Abstract

This article takes as its provocation Marx's intriguing statement about the disjunction between the flowering of Greek art and the underdeveloped stage of social and economic development made as an epilogue to the Introduction to the Grundrisse in order to ask what are the relations between that which has been considered art and what Marx calls `production as such'. In the elaborated conditions of contemporary capitalist societies, we can ask: Is art still being made? To examine this question I juxtapose what Bauman has called `thinking sociologically' with a proposition that art thinks aesthetically. So how can art historians deal with that challenge of thinking aesthetic practices both socially and historically?
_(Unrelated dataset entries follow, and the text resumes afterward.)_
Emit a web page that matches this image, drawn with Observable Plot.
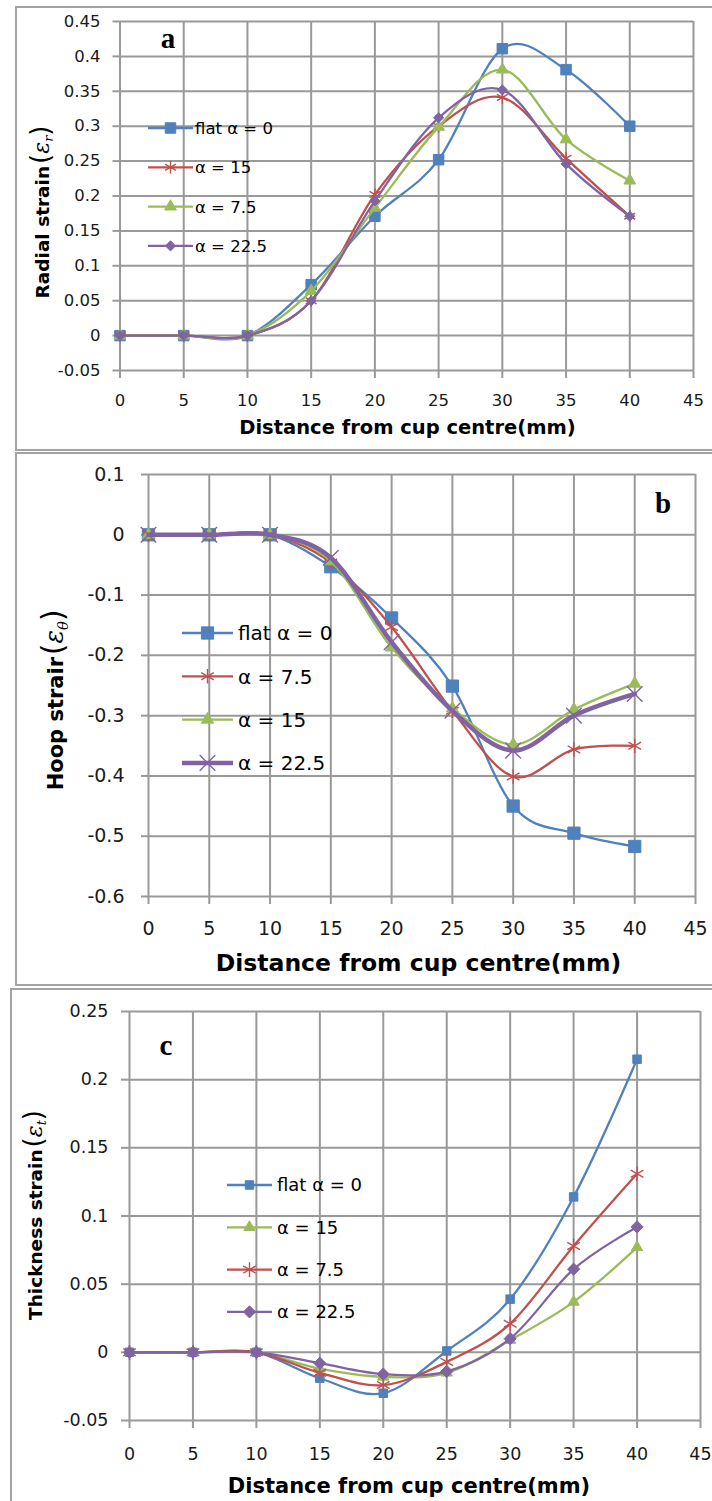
<!DOCTYPE html>
<html><head><meta charset="utf-8">
<script src="https://cdn.jsdelivr.net/npm/d3@7"></script>
<script src="https://cdn.jsdelivr.net/npm/@observablehq/plot@0.6"></script>
<style>
html,body{margin:0;padding:0;background:#fff;width:712px;height:1501px;overflow:hidden;}
#root{position:relative;width:712px;height:1501px;overflow:hidden;}
.panel{position:absolute;left:0;width:712px;}
.border{position:absolute;border:2px solid #a3a3a3;box-sizing:border-box;pointer-events:none;}
</style></head><body><div id="root"></div>
<script>
// ---------- data ----------
const distance = [0, 5, 10, 15, 20, 25, 30, 35, 40];
const xTicks = [0, 5, 10, 15, 20, 25, 30, 35, 40, 45];

// Panel a : radial strain
const radialTicks = [-0.05, 0, 0.05, 0.1, 0.15, 0.2, 0.25, 0.3, 0.35, 0.4, 0.45];
const radialLabels = ["flat α = 0", "α = 15", "α = 7.5", "α = 22.5"];
const radialFlat = [0, 0, 0, 0.073, 0.171, 0.252, 0.411, 0.381, 0.300];
const radial15   = [0, 0, 0, 0.050, 0.202, 0.300, 0.341, 0.254, 0.171];
const radial75   = [0, 0, 0, 0.064, 0.183, 0.299, 0.381, 0.281, 0.222];
const radial225  = [0, 0, 0, 0.050, 0.193, 0.312, 0.352, 0.246, 0.171];

// Panel b : hoop strain
const hoopTicks = [-0.6, -0.5, -0.4, -0.3, -0.2, -0.1, 0, 0.1];
const hoopLabels = ["flat α = 0", "α = 7.5", "α = 15", "α = 22.5"];
const hoopFlat = [0, 0, 0, -0.053, -0.138, -0.251, -0.450, -0.495, -0.517];
const hoop75   = [0, 0, 0, -0.046, -0.153, -0.292, -0.401, -0.356, -0.350];
const hoop15   = [0, 0, 0, -0.044, -0.187, -0.288, -0.348, -0.290, -0.247];
const hoop225  = [0, 0, 0, -0.038, -0.178, -0.292, -0.358, -0.300, -0.264];

// Panel c : thickness strain
const thickTicks = [-0.05, 0, 0.05, 0.1, 0.15, 0.2, 0.25];
const thickLabels = ["flat α = 0", "α = 15", "α = 7.5", "α = 22.5"];
const thickFlat = [0, 0, 0, -0.019, -0.030, 0.001, 0.039, 0.114, 0.215];
const thick15   = [0, 0, 0, -0.012, -0.018, -0.015, 0.009, 0.037, 0.077];
const thick75   = [0, 0, 0, -0.015, -0.024, -0.007, 0.021, 0.078, 0.131];
const thick225  = [0, 0, 0, -0.008, -0.016, -0.014, 0.010, 0.061, 0.092];

// ---------- style ----------
const BLUE = "#4F81BD", RED = "#C0504D", GREEN = "#9BBB59", PURPLE = "#8064A2";
const GRID = "#999999";
const FONT = "'DejaVu Sans', Verdana, sans-serif";
const fmt = d => String(+d.toFixed(3));

const root = document.getElementById("root");

function makePanel(cfg) {
  const div = document.createElement("div");
  div.className = "panel";
  div.style.top = cfg.top + "px";
  div.style.height = cfg.height + "px";
  root.appendChild(div);

  const marks = [
    Plot.gridX(xTicks, {stroke: GRID, strokeOpacity: 1, strokeWidth: 2}),
    Plot.gridY(cfg.yTicks, {stroke: GRID, strokeOpacity: 1, strokeWidth: 2}),
    Plot.axisX(xTicks, {tickSize: 8, tickPadding: cfg.xPad, stroke: GRID, strokeWidth: 2, fill: "#1a1a1a",
      fontSize: cfg.tickFont, tickFormat: d => String(d), label: null}),
    Plot.axisY(cfg.yTicks, {tickSize: cfg.yTickSize, tickPadding: cfg.yPad, stroke: GRID, strokeWidth: 2, fill: "#1a1a1a",
      fontSize: cfg.tickFont, tickFormat: fmt, label: null})
  ];
  cfg.series.forEach(s => {
    const data = distance.map((d, j) => ({x: d, y: s.values[j]}));
    marks.push(Plot.line(data, {x: "x", y: "y", stroke: s.color, strokeWidth: s.width, curve: "cardinal"}));
    const filled = !(s.symbol === "asterisk" || s.symbol === "times");
    marks.push(Plot.dot(data, {x: "x", y: "y", symbol: s.symbol, r: Math.sqrt(s.size / Math.PI),
      fill: filled ? s.color : "none", stroke: s.color, strokeWidth: filled ? 1 : 1.4}));
  });

  const svg = Plot.plot({
    width: 712, height: cfg.height,
    marginLeft: cfg.mL, marginRight: cfg.mR, marginTop: cfg.mT, marginBottom: cfg.mB,
    style: {background: "none", fontFamily: FONT, fontSize: cfg.tickFont + "px", color: "#111", overflow: "visible"},
    x: {domain: [0, 45]},
    y: {domain: [cfg.yTicks[0], cfg.yTicks[cfg.yTicks.length - 1]]},
    marks
  });
  div.appendChild(svg);
  const s = d3.select(svg);

  // x-axis title
  s.append("text").attr("x", cfg.xTitle.x).attr("y", cfg.xTitle.y).attr("dy", "0.36em")
    .attr("text-anchor", "middle").attr("font-family", FONT).attr("font-weight", "bold")
    .attr("font-size", cfg.xTitle.size).attr("fill", "#000").text("Distance from cup centre(mm)");

  // y-axis title with epsilon & subscript
  const yt = cfg.yTitle;
  const t = s.append("text").attr("transform", `translate(${yt.x + 0.36 * yt.size},${yt.y}) rotate(-90)`)
    .attr("text-anchor", "middle").attr("font-family", FONT).attr("fill", "#000");
  t.append("tspan").attr("font-weight", "bold").attr("font-size", yt.size).text(yt.text);
  t.append("tspan").attr("font-size", yt.size * 1.4).attr("dx", 2).attr("font-weight", "normal").text("(");
  t.append("tspan").attr("font-size", yt.size * 1.2).attr("font-family", "'DejaVu Serif', serif").attr("font-style", "italic").text("ε");
  t.append("tspan").attr("font-size", yt.size * 0.7).attr("dy", yt.size * 0.25).attr("font-family", "'DejaVu Serif', serif").attr("font-style", "italic").text(yt.sub);
  t.append("tspan").attr("font-size", yt.size * 1.4).attr("dy", -yt.size * 0.25).text(")");

  // panel letter
  s.append("text").attr("x", cfg.letter.x).attr("y", cfg.letter.y).attr("text-anchor", "middle")
    .attr("font-family", "'Liberation Serif', 'Times New Roman', serif").attr("font-weight", "bold")
    .attr("font-size", 29).attr("fill", "#000").text(cfg.letter.t);

  // legend
  const L = cfg.legend;
  const typeMap = {square: d3.symbolSquare, triangle: d3.symbolTriangle, asterisk: d3.symbolAsterisk,
    diamond2: d3.symbolDiamond2, times: d3.symbolTimes};
  cfg.series.forEach((ser, i) => {
    const y = L.y0 + i * L.dy;
    s.append("line").attr("x1", L.x0).attr("x2", L.x1).attr("y1", y).attr("y2", y)
      .attr("stroke", ser.color).attr("stroke-width", ser.width);
    const filled = !(ser.symbol === "asterisk" || ser.symbol === "times");
    s.append("path").attr("transform", `translate(${(L.x0 + L.x1) / 2},${y})`)
      .attr("d", d3.symbol(typeMap[ser.symbol], ser.size)())
      .attr("fill", filled ? ser.color : "none").attr("stroke", ser.color).attr("stroke-width", filled ? 1 : 1.4);
    s.append("text").attr("x", L.tx).attr("y", y).attr("dy", "0.36em").attr("text-anchor", "start")
      .attr("font-family", FONT).attr("font-size", L.size).attr("fill", "#000").text(ser.label);
  });

  const b = document.createElement("div");
  b.className = "border";
  b.style.left = cfg.border.left + "px";
  b.style.top = cfg.border.top + "px";
  b.style.width = "760px";
  b.style.height = cfg.border.height + "px";
  root.appendChild(b);
}

// Panel a
makePanel({
  top: 0, height: 452, mL: 119.5, mR: 19, mT: 21, mB: 82,
  yTicks: radialTicks, tickFont: 16.5, xPad: 16, yTickSize: 7, yPad: 12.5,
  series: [
    {label: radialLabels[0], values: radialFlat, color: BLUE, symbol: "square", size: 110, width: 2.3},
    {label: radialLabels[1], values: radial15, color: RED, symbol: "asterisk", size: 110, width: 2.3},
    {label: radialLabels[2], values: radial75, color: GREEN, symbol: "triangle", size: 60, width: 2.3},
    {label: radialLabels[3], values: radial225, color: PURPLE, symbol: "diamond2", size: 65, width: 2.3}
  ],
  xTitle: {x: 407.5, y: 427, size: 19.5},
  yTitle: {x: 42, y: 212, size: 18.5, text: "Radial strain", sub: "r"},
  letter: {x: 168, y: 48, t: "a"},
  legend: {x0: 148, x1: 193, tx: 195, y0: 128, dy: 39.3, size: 16.5},
  border: {left: 15, top: 6, height: 445}
});

// Panel b
makePanel({
  top: 452, height: 534, mL: 148, mR: 17, mT: 22, mB: 90,
  yTicks: hoopTicks, tickFont: 19, xPad: 17, yTickSize: 7, yPad: 17,
  series: [
    {label: hoopLabels[0], values: hoopFlat, color: BLUE, symbol: "square", size: 150, width: 2.3},
    {label: hoopLabels[1], values: hoop75, color: RED, symbol: "asterisk", size: 150, width: 2.3},
    {label: hoopLabels[2], values: hoop15, color: GREEN, symbol: "triangle", size: 65, width: 2.3},
    {label: hoopLabels[3], values: hoop225, color: PURPLE, symbol: "times", size: 160, width: 4.5}
  ],
  xTitle: {x: 418.5, y: 963 - 452, size: 23.5},
  yTitle: {x: 55, y: 700 - 452, size: 21, text: "Hoop strair", sub: "θ"},
  letter: {x: 663, y: 513 - 452, t: "b"},
  legend: {x0: 182, x1: 233, tx: 238, y0: 633 - 452, dy: 43.3, size: 20},
  border: {left: 15, top: 452, height: 534}
});

// Panel c
makePanel({
  top: 986, height: 515, mL: 129, mR: 12, mT: 25, mB: 81,
  yTicks: thickTicks, tickFont: 17.5, xPad: 19, yTickSize: 8, yPad: 13,
  series: [
    {label: thickLabels[0], values: thickFlat, color: BLUE, symbol: "square", size: 72, width: 2.3},
    {label: thickLabels[1], values: thick15, color: GREEN, symbol: "triangle", size: 55, width: 2.3},
    {label: thickLabels[2], values: thick75, color: RED, symbol: "asterisk", size: 150, width: 2.3},
    {label: thickLabels[3], values: thick225, color: PURPLE, symbol: "diamond2", size: 95, width: 2.3}
  ],
  xTitle: {x: 409, y: 1485 - 986, size: 21},
  yTitle: {x: 35, y: 1215 - 986, size: 18.5, text: "Thickness strain", sub: "t"},
  letter: {x: 166, y: 1055 - 986, t: "c"},
  legend: {x0: 227, x1: 272, tx: 277, y0: 1185 - 986, dy: 42.3, size: 18},
  border: {left: 10, top: 988, height: 520}
});
</script>
</body></html>
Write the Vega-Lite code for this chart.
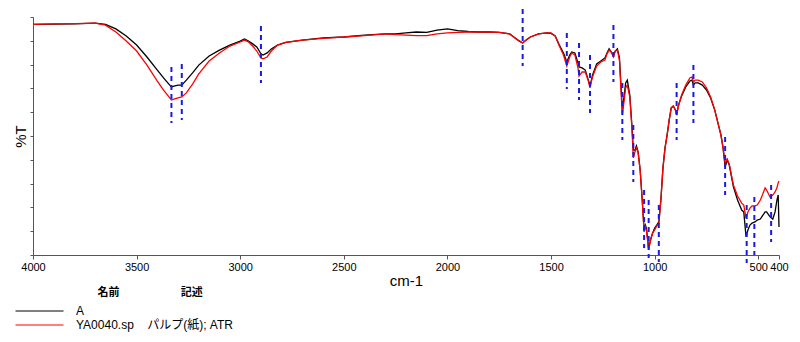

I track a genealogy of art historians (Clark, Antal, Shapiro) who have attempted to think socially about artistic practices. This leads into a section about the necessity for both sociological and aesthetic education if we are to avoid totalitarianism or free-market individualism (Bahro). Finally, thinking sociologically, by taking as a case study the work of Aby Warburg, I explore the technological conditions of art historical production itself particularly in relation to photography and the way this shapes our access to the image. Warburg represents the possibility of another model for art historical thinking about the image as Kulturwissenschaft, a parallel to Sozialwissenschaft in its ambition and relation to the great intellectual revolutions c.1905 (Freud, Bergson, Einstein, Hussserl). Like Marx, Warburg questioned the continuity of the imaginary space of art thinking in the age of technological industrialism. Where art is now, where art history is, are not just sociological questions to which Marx might offer a dismal answer. I conclude that what is necessary is a constructive conversation between thinking sociologically and thinking aesthetically, knowing synthetically and knowing for oneself — curricular issues made more intense by the shared conditions in which all intellectual production is being transformed in contemporary sites of intellectual practice, the university, by `production as such' leading thought to risk the same fate as art in contemporary society, as Marx hypothesized. As a final thought, I suggest that in contemporary art work that confronts trauma and catastrophe, often using new technologies as aesthetic processes, we may find a counter-argument.